The estimated amount was quite a conservative one based on the snow to water equivalent. In addition, the under catch of a standard rain gauge and high winds lend likely support that the estimated snowfall total should have been higher. I say estimated because the smallest depth was 14" and the largest depth was 36" and the average of the two readings were made.
That was the kid who was supposed to get the baseball initially....
Uh oh. The ball was bobbled. Someone else reaches for the ball as it hits the bleachers and grabs it.
Now, enter another memorandum, this one dated December 8, 2017. Over two years earlier in August 2015, the SCEC met to discuss a finding from the WFO out of Fort Worth/Dallas about a 26" snowfall amount reported in Hillsboro on December 20-21, 1929, Yes, that's right, about 86 years prior to that meeting in 2015.
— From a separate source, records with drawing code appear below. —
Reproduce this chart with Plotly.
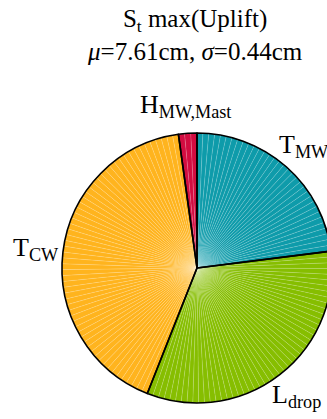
import numpy as np
import plotly.graph_objects as go

# Data (percent shares, clockwise from 12 o'clock)
labels = ["T<sub>MW</sub>", "L<sub>drop</sub>", "T<sub>CW</sub>", "H<sub>MW,Mast</sub>"]
values = [23.0, 33.0, 41.8, 2.2]
colors = ["#0E9BAA", "#86BE00", "#FFB41E", "#D20C40"]
title_line1 = "S<sub>t</sub> max(Uplift)"
title_line2 = "<i>μ</i>=7.61cm, <i>σ</i>=0.44cm"

W, H = 340, 419
cx, cy, R = 197, 268, 135  # pie centre / radius in pixels

# fine sub-slices (texture of thin white radial lines)
step = 2.5  # degrees per sub-slice
sub_vals, sub_cols = [], []
for v, c in zip(values, colors):
    n = max(1, int(round(v / (step / 3.6))))
    sub_vals += [v / n] * n
    sub_cols += [c] * n

dom_x = [(cx - R) / W, (cx + R) / W]
dom_y = [1 - (cy + R) / H, 1 - (cy - R) / H]

fig = go.Figure()
fig.add_trace(go.Pie(
    values=sub_vals, sort=False, direction="clockwise", rotation=0,
    marker=dict(colors=sub_cols, line=dict(color="rgba(255,255,255,0.25)", width=0.5)),
    textinfo="none", hoverinfo="skip", showlegend=False,
    domain=dict(x=dom_x, y=dom_y),
))
fig.add_trace(go.Pie(
    values=values, labels=labels, sort=False, direction="clockwise", rotation=0,
    marker=dict(colors=["rgba(0,0,0,0)"] * len(values), line=dict(color="black", width=1.6)),
    textinfo="none", showlegend=False,
    domain=dict(x=dom_x, y=dom_y),
))

# labels at slice mid-angles
cum = np.cumsum([0] + values)
total = cum[-1]
font = dict(family="Liberation Serif, Times New Roman, serif", size=26, color="black")
for i, lab in enumerate(labels):
    mid = (cum[i] + cum[i + 1]) / 2 / total * 2 * np.pi
    r = 1.2 * R
    px = cx + r * np.sin(mid)
    py = cy - r * np.cos(mid)
    fig.add_annotation(x=px / W, y=1 - py / H, xref="paper", yref="paper",
                       text=lab, showarrow=False, xanchor="center", yanchor="middle",
                       font=font)

fig.add_annotation(x=195 / W, y=1 - 3 / H, xref="paper", yref="paper",
                   text=title_line1 + "<br>" + title_line2, showarrow=False,
                   xanchor="center", yanchor="top",
                   font=dict(family="Liberation Serif, Times New Roman, serif", size=25, color="black"))

fig.update_layout(width=W, height=H, margin=dict(l=0, r=0, t=0, b=0),
                  paper_bgcolor="white", plot_bgcolor="white")

fig.write_html("out.html", config={"displayModeBar": False},
               post_script="document.body.style.margin='0';document.body.style.overflow='hidden';")
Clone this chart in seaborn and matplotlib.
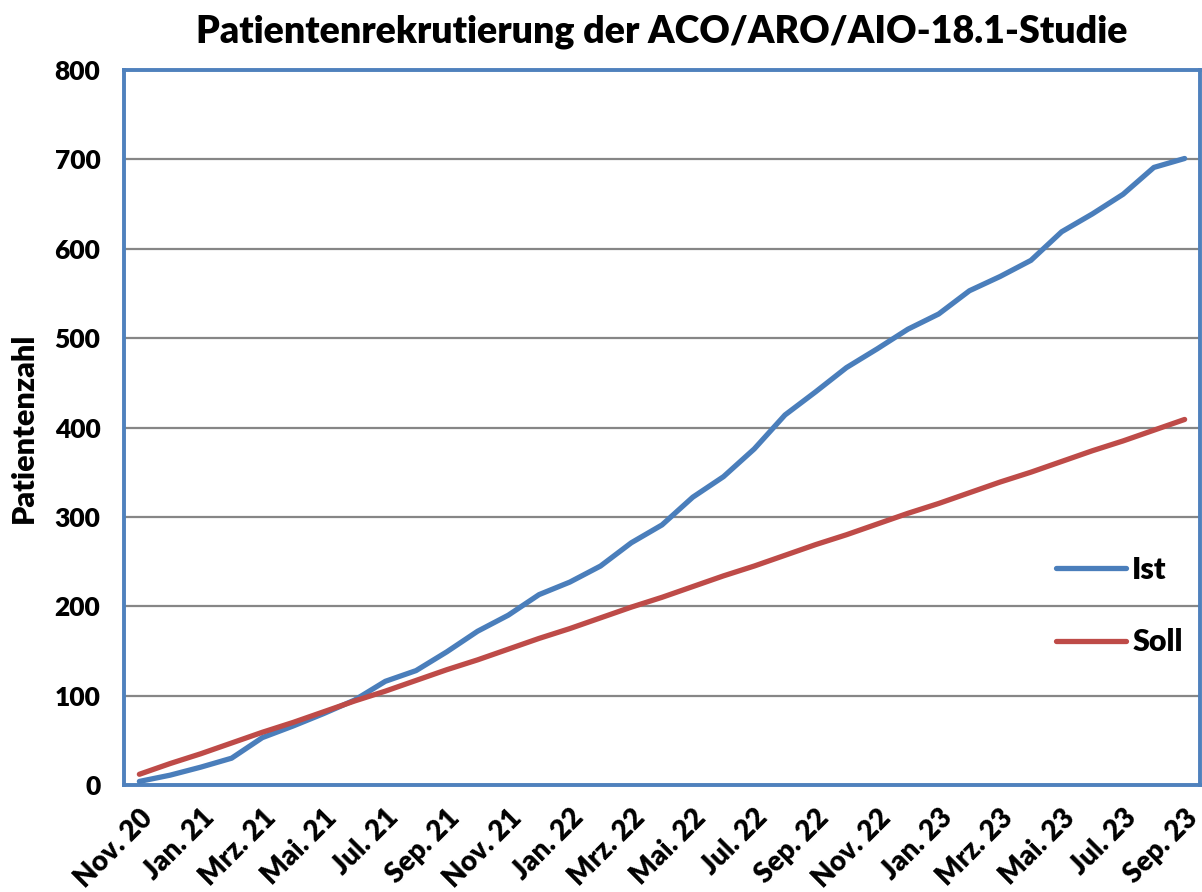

I think "somebody dropped the ball" on this one. Had this record been established first, like it should have been in 1929, then the 2009 claim could have been estimated higher than the 1929 total. Likely, the 2009 snowfall was higher, perhaps in a range of at least 27-30", based on the equipment used.
Understandably, estimates should not be considered validation for a new record. But, it is one of those things that should have an asterisk beside the, now current, record from 1929. In fact, there is a brief explanation from a footnote that compares the two amounts:
Texas All-Time Maximum 24-Hour Snowfall
Historical value was examined retroactively and found to be valid and exceeded prior stated record (view report). The previously recognized record of 25", observed in March 2009 at Follett (GHCN-D identifier USC00413225) is documented (here).
It's just one of those things that makes me scratch my head.
I often think about those few days in July 2013 when temperatures breached 130 degrees in Death Valley, California. A national record of 134 degrees was set on July 10. One has to wonder about the quality control of instruments at that time. Today, one would think that instrumentation today should be far superior than what was used in 1913. Of course, that can be hotly debated as well. But, there has not been another recordable instance of temperatures breaching 130 degrees in this country since those few days in 1913.
Make it a good week everyone. Hopefully, power is restored to your residences and cleanup is nearing completion.